Yes, I believe in too much honesty in a relationship.

There are some people who use their willingness toward “honesty” as a weapon.

There are some people who “can’t handle the truth”.

There are some people who like to define “honesty” for themselves and others in less than fair ways.

If you are not in a relationship with one of these people then go for it, if you are in a relationship with one of these people then I would say to live defensively.

I live defensively.

There’s honest and then there’s saying every little thing that crosses your mind. One can be honest without picking on someones ‘flaws’ just because you happened to think of it.

Yes. That.

I don’t necessarily lie about things, but I will tweak the truth, or not say EVERYTHING I FEEL about something, or fail to elucidate further or drag in comparisons with his other relatives.

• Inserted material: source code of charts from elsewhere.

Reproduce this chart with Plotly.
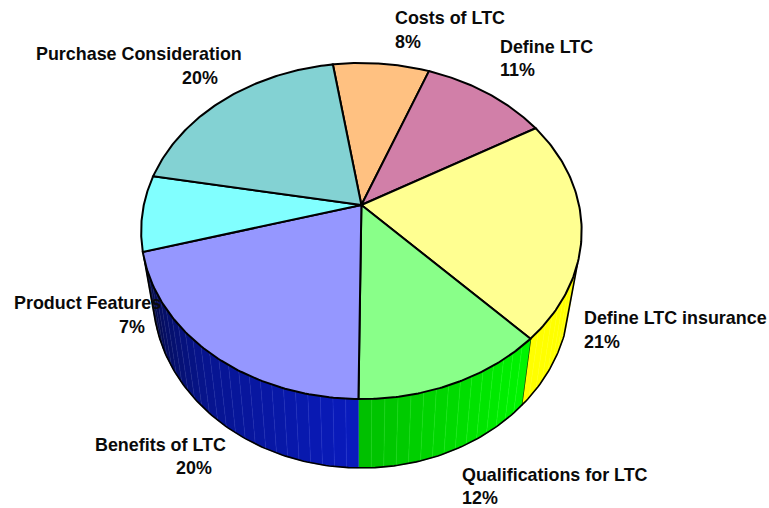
import numpy as np
import plotly.graph_objects as go

categories = ["Costs of LTC", "Define LTC", "Define LTC insurance", "Qualifications for LTC",
              "Benefits of LTC", "Product Features", "Purchase Consideration"]
values = [8.2, 10.8, 21.3, 12.3, 20.4, 7.3, 19.7]
percent_labels = ["8%", "11%", "21%", "12%", "20%", "7%", "20%"]
top_colors = ["#FFC181", "#D17FA8", "#FFFF91", "#89FF89", "#9597FF", "#81FFFF", "#83D2D3"]
wall_colors = [(255, 150, 0), (200, 0, 100), (255, 255, 0), (0, 255, 0), (13, 37, 255), (0, 200, 200), (0, 170, 170)]

# label positions in page pixels: (name x, name y, name anchor, pct x, pct y, pct anchor)
label_layout = [
    (393, 18, "left", 393, 42, "left"),
    (498, 47, "left", 498, 70, "left"),
    (582, 318, "left", 582, 342, "left"),
    (460, 475, "left", 460, 498, "left"),
    (93, 445, "left", 194, 468, "center"),
    (12, 303, "left", 132, 327, "center"),
    (34, 54, "left", 200, 78, "center"),
]

START = -8.7
P, R, S = 0.155, 217.6, 164.0
CX, CY = 361.4, 205.0
BX, BY, BS = 0.947, 267.5, 1.033
VIS = (109.6, 252.0)


def unit(a):
    a = np.radians(a)
    x, y = np.sin(a), -np.cos(a)
    return x / (1 - P * y), y / (1 - P * y)


def top(a):
    x, y = unit(a)
    return CX + R * x, CY + S * y


def bottom(a):
    x, y = unit(a)
    return CX + BX * R * x, BY + BS * S * y


def shade(a):
    return float(np.interp(a, [130, 180, 220, 240, 252], [1.0, 0.75, 0.56, 0.38, 0.18]))


fig = go.Figure()
edges = START + np.concatenate([[0], np.cumsum(values)]) * 3.6

# side wall strips
for i, base in enumerate(wall_colors):
    a0, a1 = max(edges[i], VIS[0]), min(edges[i + 1], VIS[1])
    if a1 <= a0:
        continue
    n = max(1, int(round((a1 - a0) / 2.9)))
    bounds = np.linspace(a0, a1, n + 1)
    for b0, b1 in zip(bounds[:-1], bounds[1:]):
        arc = np.linspace(b0, b1, 5)
        tx, ty = top(arc)
        bx, by = bottom(arc[::-1])
        s = shade((b0 + b1) / 2) if i != 2 else 1.0
        c = tuple(int(v * s) for v in base)
        lc = tuple(min(255, int(v + 18)) for v in c)
        fig.add_trace(go.Scatter(
            x=list(tx) + list(bx) + [tx[0]], y=list(ty) + list(by) + [ty[0]],
            mode="lines", fill="toself", fillcolor=f"rgb{c}",
            line=dict(color=f"rgb{lc}", width=0.5), hoverinfo="skip"))
    if i == 2:
        ex, ey = top(a1), bottom(a1)
        fig.add_trace(go.Scatter(x=[ex[0], ey[0]], y=[ex[1], ey[1]], mode="lines",
                                 line=dict(color="black", width=1.5), hoverinfo="skip"))

# wall outline
arc = np.linspace(VIS[0], VIS[1], 160)
ox, oy = bottom(arc)
t0, t1 = top(VIS[0]), top(VIS[1])
fig.add_trace(go.Scatter(x=[t0[0]] + list(ox) + [t1[0]], y=[t0[1]] + list(oy) + [t1[1]], mode="lines",
                         line=dict(color="black", width=1.6), hoverinfo="skip"))

# top face slices
for i, col in enumerate(top_colors):
    arc = np.linspace(edges[i], edges[i + 1], 80)
    px, py = top(arc)
    fig.add_trace(go.Scatter(
        x=[CX] + list(px) + [CX], y=[CY] + list(py) + [CY],
        mode="lines", fill="toself", fillcolor=col, name=categories[i],
        line=dict(color="black", width=2), hoverinfo="skip"))

font = dict(family="Liberation Sans, Arial, sans-serif", size=17.9, color="#0a0a0a")
for name, pct, (nx, ny, na, qx, qy, qa) in zip(categories, percent_labels, label_layout):
    fig.add_annotation(x=nx, y=ny, text=f"<b>{name}</b>", showarrow=False, xanchor=na, yanchor="middle", font=font)
    fig.add_annotation(x=qx, y=qy, text=f"<b>{pct}</b>", showarrow=False, xanchor=qa, yanchor="middle", font=font)

fig.update_layout(
    width=769, height=508, autosize=False, showlegend=False,
    margin=dict(l=0, r=0, t=0, b=0), paper_bgcolor="white", plot_bgcolor="white",
    xaxis=dict(range=[0, 769], visible=False, fixedrange=True),
    yaxis=dict(range=[508, 0], visible=False, fixedrange=True),
)
fig.write_html("out.html", config={"displayModeBar": False},
               post_script="document.body.style.margin='0';document.documentElement.style.overflow='hidden';")
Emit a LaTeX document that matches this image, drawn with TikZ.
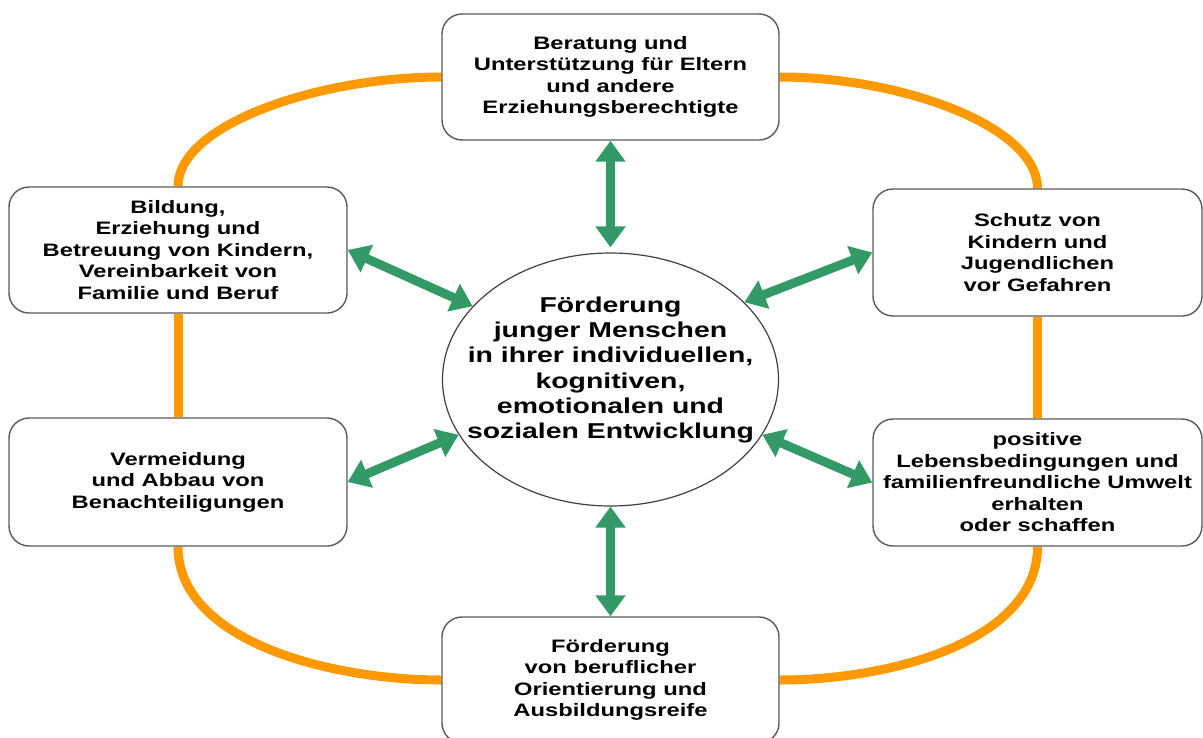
\documentclass[tikz,border=0pt]{standalone}
\usepackage{fontspec}
\setmainfont{Liberation Sans}[FakeStretch=1.32]
\usetikzlibrary{arrows.meta,shapes.geometric,backgrounds}
\definecolor{orng}{RGB}{255,153,0}
\definecolor{grn}{RGB}{51,153,102}
\definecolor{bord}{RGB}{90,90,90}
\tikzset{
  box/.style={draw=bord, line width=1.4pt, fill=white, rounded corners=20pt,
    minimum width=337pt, minimum height=126pt, align=center, inner sep=0pt,
    font=\fontsize{18}{21.5}\selectfont\bfseries},
  link/.style={draw=orng, line width=9pt},
  twoway/.style={draw=grn, line width=9pt,
    {Triangle[width=29pt,length=21pt]}-{Triangle[width=29pt,length=21pt]}},
}
\begin{document}
\begin{tikzpicture}[x=1pt,y=-1pt]
\useasboundingbox (0,0) rectangle (1203,737);
\node[box] (t) at (610.5,77) {Beratung und\\Unterstützung für Eltern\\und andere\\Erziehungsberechtigte};
\node[box, minimum width=338pt] (lu) at (178,250) {Bildung,\\Erziehung und\\Betreuung von Kindern,\\Vereinbarkeit von\\Familie und Beruf};
\node[box, minimum width=338pt, minimum height=128pt] (ll) at (178,482) {Vermeidung\\und Abbau von\\Benachteiligungen};
\node[box, minimum width=329pt, minimum height=127pt] (ru) at (1037.5,252.5) {Schutz von\\Kindern und\\Jugendlichen\\vor Gefahren};
\node[box, minimum width=329pt, minimum height=127pt] (rl) at (1037.5,482.5) {positive\\Lebensbedingungen und\\familienfreundliche Umwelt\\erhalten\\oder schaffen};
\node[box] (b) at (610.5,680) {Förderung\\von beruflicher\\Orientierung und\\Ausbildungsreife};
\node[ellipse, draw=black!75, line width=1.2pt, fill=white, minimum width=336pt,
  minimum height=253pt, inner sep=0pt] (c) at (610.5,379.5) {};
\node[font=\fontsize{21.5}{25.2}\selectfont\bfseries, align=center] (ct) at (610.5,370)
  {Förderung\\junger Menschen\\in ihrer individuellen,\\kognitiven,\\emotionalen und\\sozialen Entwicklung};
\begin{scope}[on background layer]
\draw[link] (t.west) .. controls +(-122,0) and +(0,-62) .. (lu.north);
\draw[link] (t.east) .. controls +(122,0) and +(0,-62) .. (ru.north);
\draw[link] (lu.south) -- (ll.north);
\draw[link] (ru.south) -- (rl.north);
\draw[link] (ll.south) .. controls +(0,94) and +(-112,0) .. (b.west);
\draw[link] (rl.south) .. controls +(0,94) and +(112,0) .. (b.east);
\end{scope}
\draw[twoway, shorten >=5pt] (t.south) -- (c.north);
\draw[twoway] (b.north) -- (c.south);
\draw[twoway] (lu.east) -- (c.152);
\draw[twoway] (ru.west) -- (c.30);
\draw[twoway] (ll.east) -- (c.200);
\draw[twoway] (rl.west) -- (c.340);
\end{tikzpicture}
\end{document}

This restraint is what is known as the ‘work’ when you read ‘a good marriage requires work’. Blatting out every little thing may work for some, like those who imagine they are in a relationship with the unicorn-like soul mate of myth and legend. Those are the same people who don’t close the bathroom door when they go in for a good long sit-down. Welcome to it, works for some, not me.

Hiding things? You betcha! I will squirrel away a piece of cheesecake or a couple chicken wings for later - otherwise - I WOULDN’T GET ANY. And I have a little secret stash of money for emergencies, or things I want to buy on the spur of the moment. Otherwise - I WOULDN’T HAVE ANY MONEY STASHED AWAY. And I feel more secure when I know I have fifty bucks hidden in my favorite book!

There’s no such thing as too much honesty in a relationship, but there is such a thing as too much information.

If my wife asks me how many women I slept with before I met her, I’ll tell her. But I’m not about to volunteer “of the X number of women I’ve slept with, you’re the best.”

And if she asks me if those pants make her butt look big – well, that’s not a question of honesty, that’s just damn basic politeness.

If my wife ever asked me that, I would probably say, “no, your big butt makes your big butt look big,” because she has a big butt.